Pocos años después de Bodas de sangre, ya graduada de Teatrología, me tocaría compartir con la directora y maestra mi primer viaje al extranjero, cuando ambas asistimos como invitadas a un seminario sobre la obra de Bertolt Brecht, en Berlín y Postdam; ella, como gran actriz de algunas de sus obras —hay que recordar también su Señora Sarti en el Galileo Galilei de Vicente Revuelta— y seguidora ferviente de su legado teórico, y yo, como joven especialista de la Dirección de Teatro y Danza, luego de defender una tesis sobre la presencia de Brecht en el teatro cubano. En el azaroso tránsito, vía Moscú, con interminable escala incluida, en el vastísimo espacio helado de Sheremetyevo 2, compartimos las respectivas calderillas en monedas prohibidas que cada una cargaba y las mínimas provisiones para sostener la espera —entre ellas, una salvadora lata de leche condensada que la precaución de Berta había puesto en su equipaje. Ya en Berlín, en las sesiones y visitas del evento, participamos de la experiencia privilegiada de conocer de cerca los ámbitos de vida y trabajo de Brecht —su estrecha cama bajo el grabado de Confucio, su lecho de tierra junto a Helen Weigel y la preciosa vajilla de porcelana blanquiazul de la gran actriz—, más el valor del legado transmitido por el maestro alemán a artistas y pensadores de la escena y la cultura, escuchado de primera mano. Fue otra ocasión para confirmar la calidad humana de Berta, su compromiso con los más nobles ideales y su pasión por el conocimiento.

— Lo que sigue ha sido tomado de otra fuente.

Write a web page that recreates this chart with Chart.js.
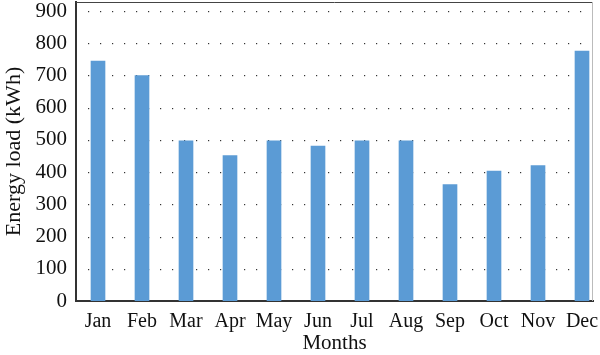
<!DOCTYPE html>
<html>
<head>
<meta charset="utf-8">
<script src="https://cdn.jsdelivr.net/npm/chart.js@4/dist/chart.umd.min.js"></script>
<style>
  html, body { margin: 0; padding: 0; background: #fff; }
  #wrap { width: 600px; height: 355px; }
</style>
</head>
<body>
<div id="wrap"><canvas id="c" width="600" height="355"></canvas></div>
<script>
// données
const months = ['Jan', 'Feb', 'Mar', 'Apr', 'May', 'Jun', 'Jul', 'Aug', 'Sep', 'Oct', 'Nov', 'Dec'];
const energyLoad = [745, 700, 497, 451, 497, 481, 497, 497, 361, 403, 420, 776];
const yTicks = [0, 100, 200, 300, 400, 500, 600, 700, 800, 900];

const serif = '"Liberation Serif", "DejaVu Serif", serif';

// cadre haut / droite (fin) dessiné à la main
const framePlugin = {
  id: 'frame',
  afterDraw(chart) {
    const { ctx, chartArea: a } = chart;
    ctx.save();
    ctx.lineWidth = 1;
    ctx.strokeStyle = '#444';
    ctx.beginPath();
    ctx.moveTo(a.left, a.top + 0.5);
    ctx.lineTo(a.right, a.top + 0.5);
    ctx.stroke();
    ctx.strokeStyle = '#bbb';
    ctx.beginPath();
    ctx.moveTo(a.right - 0.5, a.top);
    ctx.lineTo(a.right - 0.5, a.bottom);
    ctx.stroke();
    ctx.restore();
  }
};

new Chart(document.getElementById('c'), {
  type: 'bar',
  data: {
    datasets: [{
      data: energyLoad.map((v, i) => ({ x: i + 1, y: v })),
      backgroundColor: '#5b9bd5',
      borderWidth: 0,
      barThickness: 14
    }]
  },
  options: {
    responsive: false,
    animation: false,
    layout: { padding: { top: 2, right: 7, left: 0, bottom: 0 } },
    plugins: { legend: { display: false }, tooltip: { enabled: false } },
    scales: {
      x: {
        type: 'linear',
        offset: false,
        min: 0.5,
        max: 12.25,
        afterBuildTicks: s => { s.ticks = months.map((m, i) => ({ value: i + 1 })); },
        afterFit: s => { s.height = 54; s.paddingLeft = 0; s.paddingRight = 0; },
        grid: { display: false, drawTicks: false },
        border: { color: '#333', width: 2 },
        ticks: {
          autoSkip: false,
          maxRotation: 0,
          padding: 9,
          color: '#111',
          font: { family: serif, size: 20 },
          callback: v => months[v - 1]
        },
        title: {
          display: true,
          text: 'Months',
          color: '#111',
          font: { family: serif, size: 21, lineHeight: 1 },
          padding: { top: 0, bottom: 1 }
        }
      },
      y: {
        min: 0,
        max: 928,
        afterBuildTicks: s => { s.ticks = yTicks.map(v => ({ value: v })); },
        afterFit: s => { s.width = 76; s.paddingTop = 0; s.paddingBottom = 0; },
        grid: { display: false, drawTicks: false },
        border: { color: '#333', width: 2 },
        ticks: {
          padding: 9,
          color: '#111',
          font: { family: serif, size: 21 }
        },
        title: {
          display: true,
          text: 'Energy load (kWh)',
          color: '#111',
          font: { family: serif, size: 22, lineHeight: 1 },
          padding: { top: 3, bottom: 0 }
        }
      }
    }
  },
  plugins: [framePlugin, {
    // grille pointillée horizontale
    id: 'dots',
    beforeDatasetsDraw(chart) {
      const { ctx, chartArea: a, scales: { y } } = chart;
      ctx.save();
      ctx.fillStyle = '#333';
      yTicks.slice(1).forEach(v => {
        const py = Math.round(y.getPixelForValue(v));
        for (let px = a.left + 12; px < a.right - 4; px += 12) {
          ctx.fillRect(px, py, 1.2, 1.2);
        }
      });
      ctx.restore();
    }
  }]
});
</script>
</body>
</html>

De aquellas experiencias nació, muy probablemente, mi interés por acercarme al proceso de creación de Macbeth, del que pude ver numerosos ensayos, gracias a la generosidad de Berta Martínez, y descubrir los mecanismos internos de creación del personaje por parte de otros dos enormes actores: José Antonio Rodríguez y Herminia Sánchez. También presencié los reclamos de la directora en cuanto al uso de la palabra, que en claro propósito brechtiano dejaba traslucir en su modo de articulación el asco de los propios personajes frente a sus acciones criminales. Aunque fue un proceso un tanto forzado, por el apremio para estrenarlo en el Festival de Teatro de La Habana de 1984 —lo que no lo dejó madurar ni permitió que algunas búsquedas llegaran a feliz término— me unen a él fuertes lazos afectivos en lo personal y lo profesional, pues con su ejercicio de análisis gané el premio del concurso de crítica en la memorable primera época de la revista Tablas.
En cada una de las oportunidades en que pude apreciar el trabajo de Berta Martínez, resaltó la entrega en cuerpo y alma a su oficio. Era una mujer de teatro, plena, que desde la solidez del dominio actoral se volvió directora, y en su integralidad fue diseñadora de escenografía y luces con idéntico rigor; celosa por salvaguardar los matices de un estilo singular, tan suyo y tan genuino. Más allá de influencias y legados explícitos e implícitos, declarados o silentes, y de los que pueden apreciarse en directores de distintas generaciones, resulta en extremo valioso volver una vez más a Berta Martínez y al empeño de hacerse a sí misma desde sus convicciones éticas y sus inagotables preguntas estéticas, siempre por y para el teatro.